Sister Pimentel, of the Missionaries of Jesus, is executive director of Catholic Charities of the Rio Grande Valley in Brownsville, where she operated a large shelter that helped migrants who had been released from immigration custody.

However, as many were stopped at border because of the new 2019 policy keeping them in Mexico before seeking asylum in the U.S., she moved her help to the other side of the border and helps tend a migrant camp in Matamoros, Mexico.

"Our camp is a makeshift 'tent city' filled with about 1,500 vulnerable women, men and children awaiting rulings on their applications for asylum in the United States. These families are living in donated tents at the mercy of extreme weather," she said. "Here, the temperatures can rise above 100 degrees, and when it rains, the downpours knock down their only refuge and leave them in mud pits.

"Imagine living in such uncertainty, where even such basics as running water and a place to shower are nonexistent; where you have to depend on outside organizations for food, which you have to cook over a campfire," she continued. "Like the prisons and nursing homes that have been breeding grounds for the virus in the United States, the camp is crowded with people who for now are not going anywhere."

Though only one case of COVID-19 has been reported so far in the camp, organizations have helped the migrants observe strict hygiene and maintain distance, but the conditions could lead to a large-scale outbreak, she warned.

"While their success of fending off COVID-19 up to now is laudable, the most important thing to realize about the larger situation is that it simply should not be happening," she wrote. "This MPP policy fails to address people with dignity. We should not have people forced to wait for asylum -- trying to find safety for themselves and their families -- while camped outside in the elements for months at a time.

"It is contrary to our laws and the dictates of humanity.
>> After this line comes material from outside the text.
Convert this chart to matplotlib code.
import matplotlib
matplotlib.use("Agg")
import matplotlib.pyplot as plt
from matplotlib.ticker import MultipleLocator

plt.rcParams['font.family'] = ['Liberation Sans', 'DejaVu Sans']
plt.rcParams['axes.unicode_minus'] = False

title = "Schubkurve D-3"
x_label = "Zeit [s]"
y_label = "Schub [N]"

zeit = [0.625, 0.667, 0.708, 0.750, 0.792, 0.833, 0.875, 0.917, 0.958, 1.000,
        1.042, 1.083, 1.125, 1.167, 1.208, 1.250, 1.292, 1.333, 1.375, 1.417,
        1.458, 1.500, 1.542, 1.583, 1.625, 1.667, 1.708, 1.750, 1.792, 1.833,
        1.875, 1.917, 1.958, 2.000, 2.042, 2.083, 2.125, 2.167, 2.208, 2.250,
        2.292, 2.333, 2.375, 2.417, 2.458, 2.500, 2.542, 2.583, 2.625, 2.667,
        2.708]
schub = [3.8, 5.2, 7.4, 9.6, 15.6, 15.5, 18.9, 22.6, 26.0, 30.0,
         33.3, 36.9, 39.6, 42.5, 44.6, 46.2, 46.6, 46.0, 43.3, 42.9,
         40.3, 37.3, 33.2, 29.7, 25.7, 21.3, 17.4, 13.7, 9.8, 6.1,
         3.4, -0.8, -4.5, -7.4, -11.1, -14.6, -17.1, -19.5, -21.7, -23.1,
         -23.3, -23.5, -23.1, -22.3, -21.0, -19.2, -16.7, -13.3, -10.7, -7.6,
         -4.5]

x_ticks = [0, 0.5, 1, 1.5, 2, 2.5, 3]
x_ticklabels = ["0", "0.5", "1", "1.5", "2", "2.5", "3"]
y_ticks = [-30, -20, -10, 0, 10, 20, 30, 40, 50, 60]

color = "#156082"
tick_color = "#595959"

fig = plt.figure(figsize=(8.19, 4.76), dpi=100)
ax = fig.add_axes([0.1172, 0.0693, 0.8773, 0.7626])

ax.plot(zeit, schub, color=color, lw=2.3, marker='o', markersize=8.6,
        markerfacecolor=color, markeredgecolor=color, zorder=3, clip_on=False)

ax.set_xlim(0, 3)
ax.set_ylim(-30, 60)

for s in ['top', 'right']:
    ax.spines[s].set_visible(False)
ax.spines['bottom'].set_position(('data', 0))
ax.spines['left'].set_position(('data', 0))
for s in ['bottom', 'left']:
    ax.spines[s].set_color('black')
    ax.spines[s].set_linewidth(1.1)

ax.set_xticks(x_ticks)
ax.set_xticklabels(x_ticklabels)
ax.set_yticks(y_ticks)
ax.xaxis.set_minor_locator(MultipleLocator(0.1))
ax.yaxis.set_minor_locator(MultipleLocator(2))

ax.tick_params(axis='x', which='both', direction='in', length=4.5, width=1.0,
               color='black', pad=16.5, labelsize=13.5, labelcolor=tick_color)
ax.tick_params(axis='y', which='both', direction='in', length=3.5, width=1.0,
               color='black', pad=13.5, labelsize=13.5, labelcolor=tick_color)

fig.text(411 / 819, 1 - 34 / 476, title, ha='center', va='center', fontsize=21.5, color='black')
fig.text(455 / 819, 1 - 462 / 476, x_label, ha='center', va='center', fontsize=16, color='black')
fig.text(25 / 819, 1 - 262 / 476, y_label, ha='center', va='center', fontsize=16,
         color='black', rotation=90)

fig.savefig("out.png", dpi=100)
The story of these asylum-seekers has faded from the front pages of U.S. newspapers and from television screens but the cruel and unfair situation continues," Sister Pimentel said.
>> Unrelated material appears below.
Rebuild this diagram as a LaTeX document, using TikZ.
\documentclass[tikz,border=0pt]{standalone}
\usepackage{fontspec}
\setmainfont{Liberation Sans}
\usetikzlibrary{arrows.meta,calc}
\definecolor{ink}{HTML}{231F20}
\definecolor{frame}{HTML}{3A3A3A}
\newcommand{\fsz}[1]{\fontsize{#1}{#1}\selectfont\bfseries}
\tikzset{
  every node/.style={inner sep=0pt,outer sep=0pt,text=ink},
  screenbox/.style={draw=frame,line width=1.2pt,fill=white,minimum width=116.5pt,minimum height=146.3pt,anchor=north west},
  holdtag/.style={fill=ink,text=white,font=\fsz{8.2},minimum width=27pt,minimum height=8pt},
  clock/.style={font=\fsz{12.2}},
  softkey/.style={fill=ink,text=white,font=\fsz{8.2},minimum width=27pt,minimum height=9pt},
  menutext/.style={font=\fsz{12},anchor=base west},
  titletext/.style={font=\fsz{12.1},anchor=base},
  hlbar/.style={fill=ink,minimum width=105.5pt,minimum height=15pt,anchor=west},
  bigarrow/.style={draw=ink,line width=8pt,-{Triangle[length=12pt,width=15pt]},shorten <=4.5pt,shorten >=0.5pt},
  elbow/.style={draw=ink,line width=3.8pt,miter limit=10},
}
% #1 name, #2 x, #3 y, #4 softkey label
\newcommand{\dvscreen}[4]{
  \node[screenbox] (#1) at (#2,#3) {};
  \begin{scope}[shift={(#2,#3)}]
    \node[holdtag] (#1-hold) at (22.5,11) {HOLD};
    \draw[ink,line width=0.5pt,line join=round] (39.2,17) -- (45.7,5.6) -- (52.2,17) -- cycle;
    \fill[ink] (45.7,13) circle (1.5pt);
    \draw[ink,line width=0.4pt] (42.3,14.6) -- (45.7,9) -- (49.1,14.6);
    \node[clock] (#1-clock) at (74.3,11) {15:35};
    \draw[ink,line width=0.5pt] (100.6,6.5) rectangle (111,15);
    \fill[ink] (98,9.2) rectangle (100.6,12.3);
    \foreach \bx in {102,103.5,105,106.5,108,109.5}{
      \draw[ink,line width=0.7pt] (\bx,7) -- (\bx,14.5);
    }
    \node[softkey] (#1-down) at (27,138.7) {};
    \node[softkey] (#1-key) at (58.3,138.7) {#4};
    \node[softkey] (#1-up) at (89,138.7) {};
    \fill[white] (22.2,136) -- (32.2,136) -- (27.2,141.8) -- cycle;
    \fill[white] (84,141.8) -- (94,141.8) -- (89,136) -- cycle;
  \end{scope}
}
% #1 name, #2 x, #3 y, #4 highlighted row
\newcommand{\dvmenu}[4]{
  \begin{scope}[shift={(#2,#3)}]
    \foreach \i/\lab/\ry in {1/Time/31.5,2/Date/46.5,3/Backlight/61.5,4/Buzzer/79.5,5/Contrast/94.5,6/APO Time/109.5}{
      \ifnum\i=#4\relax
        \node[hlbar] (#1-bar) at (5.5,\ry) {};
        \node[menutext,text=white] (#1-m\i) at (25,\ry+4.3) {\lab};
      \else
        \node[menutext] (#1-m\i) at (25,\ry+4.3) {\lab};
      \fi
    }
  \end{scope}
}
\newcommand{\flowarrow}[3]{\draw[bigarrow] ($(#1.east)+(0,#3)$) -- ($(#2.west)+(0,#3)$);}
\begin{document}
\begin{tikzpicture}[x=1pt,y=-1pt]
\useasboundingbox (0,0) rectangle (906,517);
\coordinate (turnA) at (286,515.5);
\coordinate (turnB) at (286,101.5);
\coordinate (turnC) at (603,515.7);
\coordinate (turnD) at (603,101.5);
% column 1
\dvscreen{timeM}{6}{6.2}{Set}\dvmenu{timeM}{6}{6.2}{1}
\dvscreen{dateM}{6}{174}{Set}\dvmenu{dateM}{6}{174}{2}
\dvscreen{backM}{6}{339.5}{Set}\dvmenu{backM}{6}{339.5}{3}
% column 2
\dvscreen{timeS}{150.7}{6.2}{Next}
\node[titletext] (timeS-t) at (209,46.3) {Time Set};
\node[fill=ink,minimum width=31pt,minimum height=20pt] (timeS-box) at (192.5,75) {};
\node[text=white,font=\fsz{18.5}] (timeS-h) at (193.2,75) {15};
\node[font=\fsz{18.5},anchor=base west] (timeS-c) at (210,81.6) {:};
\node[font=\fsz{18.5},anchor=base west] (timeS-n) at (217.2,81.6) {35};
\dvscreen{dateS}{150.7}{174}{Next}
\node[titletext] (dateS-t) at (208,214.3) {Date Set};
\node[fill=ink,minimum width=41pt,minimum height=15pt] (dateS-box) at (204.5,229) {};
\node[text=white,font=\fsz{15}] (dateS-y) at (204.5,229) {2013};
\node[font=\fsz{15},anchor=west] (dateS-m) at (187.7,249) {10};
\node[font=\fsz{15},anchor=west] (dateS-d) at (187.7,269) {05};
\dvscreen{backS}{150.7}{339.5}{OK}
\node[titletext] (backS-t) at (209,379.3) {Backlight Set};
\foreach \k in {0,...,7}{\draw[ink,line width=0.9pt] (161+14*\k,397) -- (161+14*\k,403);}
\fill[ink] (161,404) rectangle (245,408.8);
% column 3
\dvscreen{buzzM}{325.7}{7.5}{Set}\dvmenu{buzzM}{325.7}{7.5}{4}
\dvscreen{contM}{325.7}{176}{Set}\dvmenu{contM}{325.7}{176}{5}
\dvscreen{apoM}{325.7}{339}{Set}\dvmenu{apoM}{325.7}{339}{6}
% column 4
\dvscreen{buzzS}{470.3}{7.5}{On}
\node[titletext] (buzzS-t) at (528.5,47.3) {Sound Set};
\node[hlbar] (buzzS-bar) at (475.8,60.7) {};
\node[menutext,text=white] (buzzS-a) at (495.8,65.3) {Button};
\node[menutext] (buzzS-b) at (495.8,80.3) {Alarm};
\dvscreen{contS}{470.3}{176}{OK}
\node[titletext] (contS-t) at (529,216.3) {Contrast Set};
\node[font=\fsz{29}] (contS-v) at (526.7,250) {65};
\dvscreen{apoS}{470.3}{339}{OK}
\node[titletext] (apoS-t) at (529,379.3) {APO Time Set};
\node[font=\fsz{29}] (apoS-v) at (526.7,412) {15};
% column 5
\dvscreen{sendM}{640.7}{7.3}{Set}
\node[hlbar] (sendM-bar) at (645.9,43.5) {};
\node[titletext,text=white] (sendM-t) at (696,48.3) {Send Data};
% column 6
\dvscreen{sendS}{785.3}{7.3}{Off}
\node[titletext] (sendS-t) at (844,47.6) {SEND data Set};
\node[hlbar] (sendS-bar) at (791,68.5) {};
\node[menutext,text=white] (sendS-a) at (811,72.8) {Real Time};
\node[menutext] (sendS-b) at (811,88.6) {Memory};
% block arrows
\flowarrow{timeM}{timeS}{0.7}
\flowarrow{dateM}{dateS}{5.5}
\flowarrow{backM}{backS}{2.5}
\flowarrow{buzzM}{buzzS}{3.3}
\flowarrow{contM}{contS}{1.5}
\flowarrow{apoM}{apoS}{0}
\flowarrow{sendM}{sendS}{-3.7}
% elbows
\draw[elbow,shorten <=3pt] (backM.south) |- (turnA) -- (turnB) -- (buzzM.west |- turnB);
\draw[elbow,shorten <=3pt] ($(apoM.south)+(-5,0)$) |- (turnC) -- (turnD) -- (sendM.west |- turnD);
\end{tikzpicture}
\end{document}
She pleaded with the public to consider the refugees who are being turned away and have no place to go in the midst of a pandemic.

"While I know many people in many places are dealing with so much, I urge you not to look away from the border in this moment. Do not ignore the suffering occurring here. It is time that we put an end to it, and to end the MPP policy. Until that happens, we will continue to help those who are defenseless, whose only real 'crime' is trying to seek protection for themselves and their families," she wrote.